Capitol Police Preparedness Issues: The U.S. Capitol Police Intelligence Division had two-thirds of their personnel working from home on January 6 and only had one intelligence analyst assigned to monitor the January 6th events [5]. The Assistant Chief of Police responsible for overseeing the intelligence department was actually promoted to Acting Chief after January 6, despite these significant intelligence failures [5].
Initial Underestimation: The initial request was for only 340 Guardsmen for traffic control and logistics support, but when protests turned violent, Acting Defense Secretary Chris Miller called up 1,100 members of the D.C. National Guard [6].
2. Missing context/alternative viewpoints
The original question lacks several critical pieces of context:
- Multiple Agency Coordination Failures: The delay wasn't solely a Pentagon issue but involved coordination failures between the FBI, DHS, Capitol Police, and Pentagon [3] [4].

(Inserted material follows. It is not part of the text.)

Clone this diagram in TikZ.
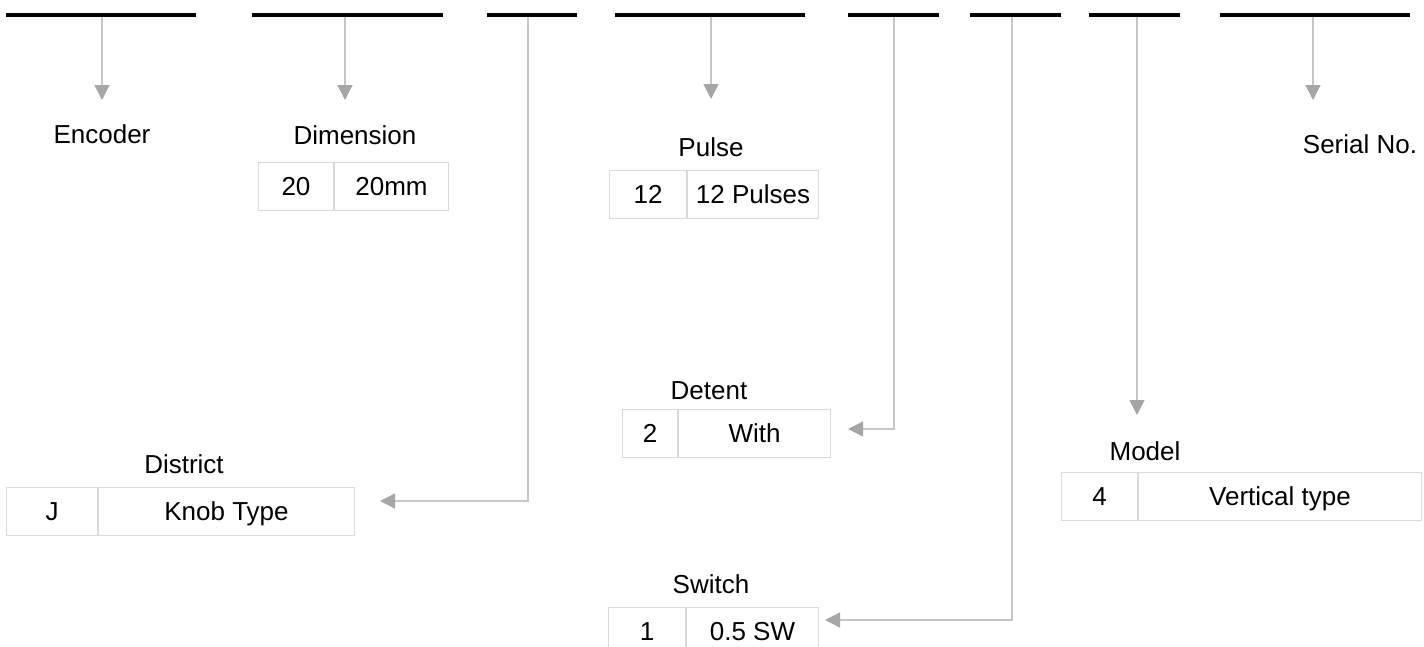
\documentclass[tikz,border=0pt]{standalone}
\usepackage{fontspec}
\setmainfont{Liberation Sans}
\usetikzlibrary{arrows.meta}
\definecolor{LGray}{HTML}{D9D9D9}
\definecolor{MGray}{HTML}{C6C6C6}
\definecolor{DGray}{HTML}{A6A6A6}
\tikzset{
    codebar/.style={fill=black, inner sep=0pt, minimum height=4.5, anchor=west},
    cell/.style={draw=LGray, line width=1, inner sep=0pt, minimum height=48,
        text height=18.5, text depth=0, anchor=north west},
    title/.style={inner sep=0pt, anchor=base},
    link/.style={MGray, line width=1.3, -{Triangle[width=15pt, length=15pt, color=DGray]}},
}
\NewDocumentCommand{\CodeBar}{m m m}{
    \node[codebar, minimum width=#3] (#1) at (#2,15) {};
}
\NewDocumentCommand{\CodeTable}{O{(0,0)} m m m m m}{
    \begin{scope}[shift={#1}, name prefix=#2-]
    \node[cell, minimum width=#5] (code) at (0,0) {#3};
    \node[cell, minimum width=#6] (value) at (code.north east) {#4};
    \end{scope}
}
\newcommand{\Canvas}{
\useasboundingbox (0,0) rectangle (1424,646);

% arrow tips
\coordinate (enc-tip) at (102,100);
\coordinate (dim-tip) at (345,100);
\coordinate (pulse-tip) at (711,99);
\coordinate (serial-tip) at (1313,100);
\coordinate (model-tip) at (1137,415);

% elbows
\coordinate (dist-corner) at (528,501);
\coordinate (dist-tip) at (380,501);
\coordinate (detent-corner) at (894,429);
\coordinate (detent-tip) at (848,429);
\coordinate (switch-corner) at (1012,620);
\coordinate (switch-tip) at (825,620);
}

\begin{document}
\begin{tikzpicture}[x=1pt, y=-1pt, font=\fontsize{26pt}{31pt}\selectfont]
\Canvas

\CodeBar{bar-enc}{6}{190}
\CodeBar{bar-dim}{252}{191}
\CodeBar{bar-dist}{487}{90}
\CodeBar{bar-pulse}{615}{190}
\CodeBar{bar-detent}{848}{91}
\CodeBar{bar-switch}{970}{91}
\CodeBar{bar-model}{1089}{91}
\CodeBar{bar-serial}{1220}{190}

\node[title] (enc) at (102,143) {Encoder};
\node[title] (dim) at (355,144) {Dimension};
\node[title] (pulse) at (711,156) {Pulse};
\node[title] (dist) at (184,473) {District};
\node[title] (detent) at (709,399) {Detent};
\node[title] (switch) at (711,593) {Switch};
\node[title] (model) at (1145,460) {Model};
\node[title] (serial) at (1360,153) {Serial No.};

\CodeTable[(258,162)]{dim}{20}{20mm}{75}{114}
\CodeTable[(609,170)]{pulse}{12}{12 Pulses}{77}{131}
\CodeTable[(6,487)]{dist}{J}{Knob Type}{91}{256}
\CodeTable[(622,409)]{detent}{2}{With}{55}{152}
\CodeTable[(608,607)]{switch}{1}{0.5 SW}{77}{132}
\CodeTable[(1061,472)]{model}{4}{Vertical type}{76}{283}

\draw[link] (enc-tip |- bar-enc.south) -- (enc-tip);
\draw[link] (dim-tip |- bar-dim.south) -- (dim-tip);
\draw[link] (pulse-tip |- bar-pulse.south) -- (pulse-tip);
\draw[link] (serial-tip |- bar-serial.south) -- (serial-tip);
\draw[link] (model-tip |- bar-model.south) -- (model-tip);
\draw[link] (dist-corner |- bar-dist.south) -- (dist-corner) -- (dist-tip);
\draw[link] (detent-corner |- bar-detent.south) -- (detent-corner) -- (detent-tip);
\draw[link] (switch-corner |- bar-switch.south) -- (switch-corner) -- (switch-tip);

\end{tikzpicture}
\end{document}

- Intelligence Community Breakdown: The question doesn't address how Senator Gary Peters' report found that intelligence agencies were aware of threats but failed to act on them, contributing to the overall security planning failures [3].
- Staffing and Resource Issues: The Capitol Police were significantly understaffed for intelligence gathering, with most personnel working remotely during a critical security event [5].
- Timeline Complexity: The deployment involved multiple phases and requests, starting with routine crowd control and escalating to emergency response [6].
3. Potential misinformation/bias in the original statement
The original question contains an implicit assumption that may be misleading:
- Oversimplification: By focusing solely on "authorized deployment," the question ignores the complex web of intelligence failures, inter-agency communication breakdowns, and resource allocation issues that contributed to the overall security failure [5] [3] [4].
- Missing Accountability Context: The question doesn't acknowledge that personnel responsible for intelligence failures were actually promoted rather than held accountable, which suggests systemic issues beyond just deployment timing [5].
- Narrow Focus: The framing suggests the delay was purely procedural, when evidence shows it involved deliberate decisions by Pentagon officials who prioritized optics over security despite direct orders from the President [1] [2].
The question would benefit from acknowledging that the deployment delay was part of a broader pattern of institutional failures across multiple agencies, rather than treating it as an isolated procedural issue.